By DAVID BROUGHTON AND DERICK MOSS
News
March 20, 2023

Sports Business Journal ranked the top 50 cities in the U.S. for the best opportunity and environment to conduct sports business. Feedback from industry insiders about stability, market size, fandom, impact and culture also informed our report.

It came up in a conversation among Sports Business Journal editors one day last summer: “What’s the best city for sports business? Can we measure that somehow? What does that even mean? How would you even do that?”

The research team jumped into action: “Hold my (craft) beer.”

We crunched the numbers for seven months, analyzing nearly half a million bits of data across 377 markets that are the home of at least one professional or Division I college athletic program, or a permanent event. We created an algorithm that took into account quantitative and qualitative data, as well as interviews and sentiment analysis from nearly 100 industry veterans. We learned a lot about what makes a city a great (and not so great) place for sports business.

We produced a list of the top 50 Best Sports Business Cities™. They are home to multiple tenured franchises, events, modern venues, sponsors, agencies, media partners and other critical vendors, located within reasonable proximity of each other so they can visit and knock out meetings with multiple organizations without overspending on hotel and meals. (“The more compact the zone, generally the better,” summed up a longtime marketing executive.).

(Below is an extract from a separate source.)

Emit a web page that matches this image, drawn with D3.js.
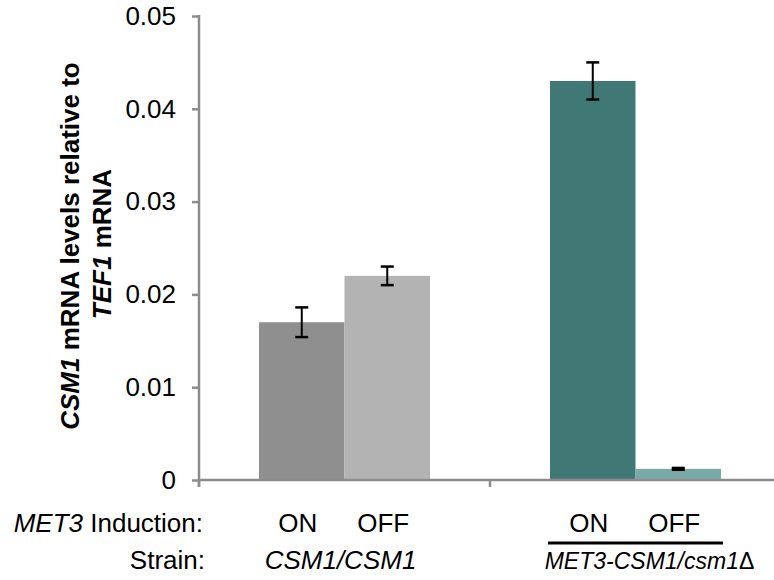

They also foster a climate of support from their residents, businesses and local governments (22 states now have a fund or grant program designed to lure and/or help pay for recruited events).

They have to be affordable to visit and/or live in (“You have to factor in labor costs, per diems and insurance, tax rebates and logistics for your clients and attendees,” said a league executive who has overseen many major events).

And they need to offer intangibles that are intrinsic to doing business, such as personal safety, quality hospitality and entertainment options.

DALLAS IS NO. 1

In the end, the data, the industry and even rival markets agree: Dallas is clearly the star.

The market’s sports business footprint, which includes Arlington, Fort Worth, Frisco and various U.S. Census-designated suburbs, is growing by the day. Dallas boasts world-class venues, progressive team owners, and a lower cost of living than most of its big-market peers.

If our ranking had been based exclusively on numbers, the biggest markets would have been favored, as they are home to the most teams and sponsors. But our research took on a different meaning when we entered the qualitative phase and asked industry sources: “Where do you think is the best place to conduct sports business?”

The total candor we received — provided there was anonymity — caught us off guard and demonstrated varied opinions about other markets.

“I’m a fourth-generation New Yorker — and if my father ever heard me say this I’d be kicked out of the family — but I think Boston is the best sports business town,” said one executive in Chicago.

“It pains me to say this, since I am a proud Michigan man and I was taught to dislike most Ohio-based things, but I’ve always been impressed with Cleveland when it comes to hosting marquee events,” said a New York-based executive.